Let $f: E \subset_{open} \mathbb R^n \longrightarrow \mathbb R^m$ be a differentiable function on $E$. Then $f \in \mathcal C'(E)$ if and only if each $D_j f_i$ exists and is continuous on $E$ for $1 \leq i \leq m$, $1 \leq j \leq n$, where $f_i$'s are the components of $f$.

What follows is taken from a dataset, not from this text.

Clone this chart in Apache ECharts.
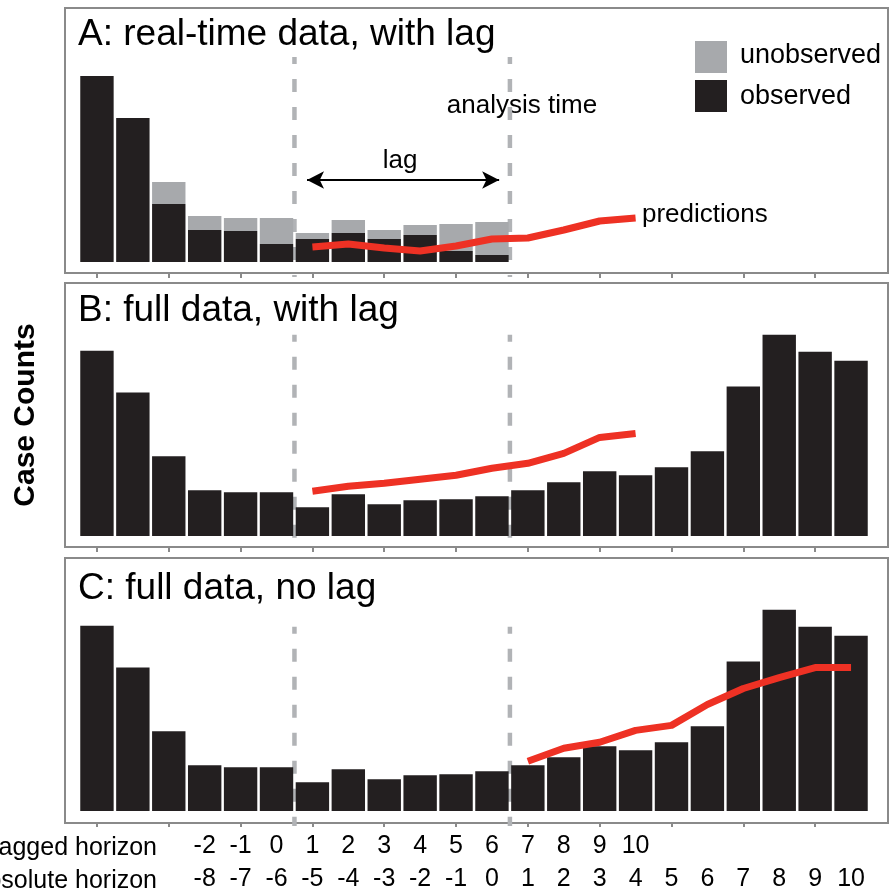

I have proved "$\implies$" part as it was in Rudin's "Principles of Mathematical Analysis". But I have tried to prove "$\impliedby$" part in some other way. Here's my attempt $:$
Since we know that any two norms in $\mathbb R^m$ are equivalent so if we can prove the result for the usual or Euclidean norm on $\mathbb R^m$ then we are done. Since each $D_jf_i$ exists and is continuous on $E$. We fix $x \in E$. Then for a given $\epsilon>0$ we can find a $\delta>0$ such that $|D_jf_i(y) – D_jf_i(x)| < \frac {\epsilon} {n \sqrt m}$ whenever $\|y-x\| < \delta$ for any $1 \leq i \leq m$, $1 \leq j \leq n$. Take any $z \in \mathbb R^n$ with $\|z\| < 1$. Let $z = \sum_{j=1}^{n}z_je_j$ where $e_j$ is the $j$-th coordinate vector of $\mathbb R^n$ for$1 \leq j \leq n$. Then clearly $|z_j| < 1$ for $1 \leq j \leq n$. If $u_i$ is the $i$-th coordinate vector of $\mathbb R^m$ for $1 \leq i \leq m$ then we have $$\left \|[f'(y)-f'(x)](z) \right \| = \left \|\sum_{i=1}^m \left \{\sum_{j=1}^{n} [D_jf_i(y) – D_jf_i(x)]z_j \right \} u_i \right \|$$ $$\implies \|[f'(y)-f'(x)](z) \| = \left [\sum_{i=1}^{m} \left \{\sum_{j=1}^{n} [D_jf_i(y)-D_jf_i(x)]z_j \right \}^{2} \right ]^{\frac {1} {2}} < \epsilon$$ whenever $\|y-x\| < \delta$. This proves that $\|f'(y)-f'(x)\|_{op} < \epsilon$ whenever $\|y-x\| < \delta$. This proves that $f'$ is continuous at $x$. Since we fixed $x \in E$ arbitrarily so $f'$ is continuous on $E$ and therefore $f$ is continuously differentiable on $E$ i.e. $f \in \mathcal C'(E)$.
This completes the proof.
Is my above reasoning correct at all? Please check it.
Thank you in advance.
Best Answer
Consider $f:\mathbb{R^2}\to\mathbb{R}$
$$f(x_0+h,y_0+k)-f(x_0,y_0)=\\=f(x_0+h,y_0+k)-f(x_0+h,y_0)+f(x_0+h,y_0)-f(x_0,y_0)=$$
$$\text{by MVT} \quad\exists c,d\in\mathbb{R} \quad \text{such that}$$
$$=kf_y(x_0+h,y_0+c)+hf_x(x_0+d,y_0)=$$
$$=kf_y(x_0,y_0)+k[f_y(x_0+h,y_0+c)-f_y(x_0,y_0)]+\\+hf_x(x_0,y_0)+h[f_x(x_0+d,y_0)-f_x(x_0,y_0)]=$$
$$=hf_x(x_0,y_0)+kf_y(x_0,y_0)+r(h,k)$$
with:
$$r(h,k)=h[f_x(x_0+d,y_0)-f_x(x_0,y_0)]+k[f_y(x_0+h,y_0+c)-f_y(x_0,y_0)]$$
and
$$\lim_{(h,k)\to(0,0)} \frac{r(h,k)}{\sqrt {h^2+k^2}}=0 \quad \square$$
The same proof can easily extend to $f:\mathbb{R^n}\to\mathbb{R}$ by adding and subtracting n-1 terms in order to apply MVT $n$ times.
The extension to $f:\mathbb{R^n}\to\mathbb{R^m}$ is immediate by the same proof for each component.